Lindström, E., Terrill, A., Reesink, G., & Dunn, M. (2007). The languages of Island Melanesia. In J. S. Friedlaender (Ed.), Genes, language, and culture history in the Southwest Pacific (pp. 118-140). Oxford: Oxford University Press.


Cite as: https://hdl.handle.net/11858/00-001M-0000-0013-16C5-6
Abstract
This chapter provides an overview of the Papuan and the Oceanic languages (a branch of Austronesian) in Northern Island Melanesia, as well as phenomena arising through contact between these groups. It shows how linguistics can contribute to the understanding of the history of languages and speakers, and what the findings of those methods have been. The location of the homeland of speakers of Proto-Oceanic is indicated (in northeast New Britain); many facets of the lives of those speakers are shown; and the patterns of their subsequent spread across Island Melanesia and beyond into Remote Oceania are indicated, followed by a second wave overlaying the first into New Guinea and as far as halfway through the Solomon Islands.
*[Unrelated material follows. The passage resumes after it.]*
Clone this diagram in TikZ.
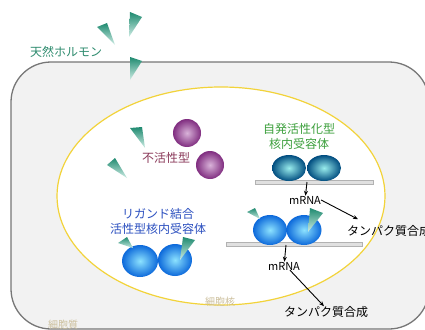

Regarding the Papuan languages of this region, at least some are older than the 6,000-10,000 ceiling of the Comparative Method, and their relations are explored with the aid of a database of 125 non-lexical structural features. The results reflect archipelago-based clustering with the Central Solomons Papuan languages forming a clade either with the Bismarcks or with Bougainville languages. Papuan languages in Bougainville are less influenced by Oceanic languages than those in the Bismarcks and the Solomons. The chapter considers a variety of scenarios to account for their findings, concluding that the results are compatible with multiple pre-Oceanic waves of arrivals into the area after initial settlement.